US renewable energy developer Avangrid escalated its high stakes dispute with the state of Massachusetts by filing a notice of appeal to pull out of offtake contracts for its gigascale Commonwealth Wind on the grounds the project has become “unfinanceable”.

Avangrid, which is owned by Spanish utility Iberdrola, said in its notice that the Department of Public Utilities (DPU), the state utilities regulator, had ignored evidence that the power purchase agreements (PPAs) approved late last year for the 1.2GW mega-project were no longer viable due to dramatic shifts since in the global economy.

“Because of the aggregate impact of unprecedented global economic headwinds, including historic inflation, sharp increases in interest rates, and supply chain bottlenecks, the current PPAs do not allow the company to secure the significant financing needed to construct this critical project,” said Avangrid spokesperson Craig Gilvarg.

The notice will be followed by a formal appeal with the Supreme Judicial Court of Suffolk County, Massachusetts, seeking to vacate the PPAs and have their capacity included in the state’s Round 4 tender slated for this year.

This is the latest salvo in a long running battle between Massachusetts and both its Round 3 developers – Avangrid and Mayflower Wind, a joint venture (JV) between Shell and Ocean Winds – over offtake contracts.

Avangrid’s Commonwealth Wind project was selected in the state’s third tender with a bid of $72/MWh, while Mayflower Wind won 405MW of capacity with a $75/MWh offer.
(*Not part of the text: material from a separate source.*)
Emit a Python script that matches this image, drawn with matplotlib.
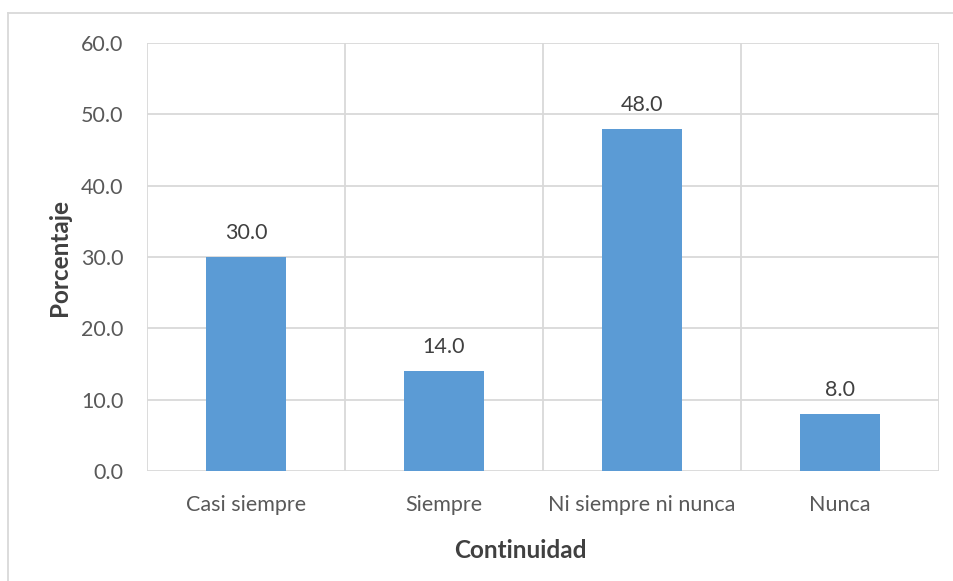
import matplotlib
matplotlib.use("Agg")
import matplotlib.pyplot as plt
from matplotlib.lines import Line2D

categories = ["Casi siempre", "Siempre", "Ni siempre ni nunca", "Nunca"]
percentages = [30.0, 14.0, 48.0, 8.0]
y_ticks = [0, 10, 20, 30, 40, 50, 60]

plt.rcParams["font.family"] = ["Lato", "DejaVu Sans"]
text_color = "#595959"
grid_color = "#d9d9d9"

figure = plt.figure(figsize=(9.54, 5.81), dpi=100)
axes = figure.add_axes([147 / 954, 1 - 471 / 581, 792 / 954, 428 / 581])

x = range(len(categories))
bars = axes.bar(x, percentages, width=0.4, color="#5b9bd5", zorder=3)

for bar, value in zip(bars, percentages):
    axes.annotate(f"{value:.1f}", (bar.get_x() + bar.get_width() / 2, value),
                  xytext=(0, 10), textcoords="offset points",
                  ha="center", va="bottom", fontsize=15.5, color="#404040")

axes.set_xlim(-0.5, len(categories) - 0.5)
axes.set_ylim(0, 60)
axes.set_yticks(y_ticks)
axes.set_yticklabels([f"{t:.1f}" for t in y_ticks])
axes.set_xticks(list(x))
axes.set_xticklabels(categories)

# vertical separators between categories
for boundary in [i + 0.5 for i in range(-1, len(categories))]:
    axes.axvline(boundary, color=grid_color, linewidth=1.3, zorder=1)
axes.yaxis.grid(True, color=grid_color, linewidth=1.3, zorder=1)

for spine in axes.spines.values():
    spine.set_visible(False)

axes.tick_params(axis="both", length=0, labelsize=15.5, labelcolor=text_color)
axes.tick_params(axis="x", pad=17)
axes.tick_params(axis="y", pad=17)

axes.set_xlabel("Continuidad", fontsize=17.5, fontweight="bold", color="#404040")
axes.xaxis.set_label_coords(373 / 792, -68 / 428)
axes.set_ylabel("Porcentaje", fontsize=17.5, fontweight="bold", color="#404040")
axes.yaxis.set_label_coords(-76 / 792, 0.5)

# chart area frame
figure.add_artist(Line2D([8 / 954, 8 / 954], [0, 1 - 13 / 581], color=grid_color, linewidth=1.3))
figure.add_artist(Line2D([8 / 954, 1], [1 - 13 / 581, 1 - 13 / 581], color=grid_color, linewidth=1.3))

figure.savefig("out.png", dpi=100)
Both developers claim that the contracts are no longer economically workable, but Mayflower has stopped short of backing Avangrid’s call to scotch the original PPA.

“Mayflower Wind is in receipt of the Commonwealth Wind petition and is assessing the implications to the DPU order and in particular our contracts with the utilities,” said Dan Hubbard, director of external affairs for Mayflower Wind.
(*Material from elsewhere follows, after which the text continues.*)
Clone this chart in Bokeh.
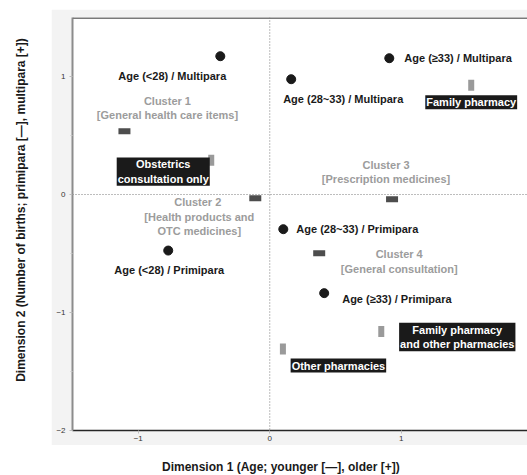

The fall-out in Massuchussets between the state and offshore wind developers highlights broader cost concerns in the US sector as surging inflation and interest rates and persistent global supply chain disruptions continue to heavily impact project economics.

Rising costs across the board in US

Danish developer Orsted disclosed last week that it had devalued its 920MW Sunrise Wind farm off Long Island, New York by $366m as costs for the project, owned in a JV with New England utility Eversource, “increased substantially since [the project was] bid”.

Sunrise Wind, said Orsted, “has experienced further acute cost increases, specifically driven by the prices for installation vessels and the associated services”, with Orsted CEO Mads Nipper underlining during a press conference Friday that the project’s offtake contract was agreed “several years ago when there was a totally different expectation for the market outlook”.

Sunrise was awarded a 25-year offshore wind renewable energy credit (OREC) contract with the New York State Energy Development Research and Development Authority (Nyserda) in 2019 for $80.64/MWh.

Cost concerns are likewise raised for Avangrid’s 800MW Park City Wind project to Connecticut, while Orsted recently bought out its Ocean Wind 1 minority shareholder, New Jersey utility PSEG, with the utility flagging rising costs.

Josh Kaplowitz, head of trade group American Clean Power Association’s offshore wind unit, said: “Offshore wind as a new a new industry is not immune to the impacts of global economic trends and certainly rising prices worldwide have had an impact.

“[But] once these projects are built, they're going to be a buffer against price fluctuations in the cost of fossil fuels,” he added.

Wood Mackenzie senior wind analyst Samantha Woodworth told Recharge that she expects, “inflation and other cost considerations will start being included in bid prices, or perhaps there will be added contract language that would allow PPA renegotiation or re-bidding of a project for this kind of force majeure”.

Nyserda and its counterpart in New Jersey, the Board of Public Utilities, both propose inflation adjustment mechanisms included in their round three tenders slated for this year, while Massachusetts scrapped price caps on future auctions.

Rising costs and other economic risks are also fuelling calls for permitting reform.

Offshore wind projects take between eight and ten years to move through the state and federal process, resulting in long gaps between when PPAs are issued and permits approved.

“The longer that gap, the more likely that some unanticipated event is going to happen that could impact the economics of a project,” said Kaplowitz. “If we can get the permitting process to be to be more efficient and predictable, we can reduce those uncertainties.”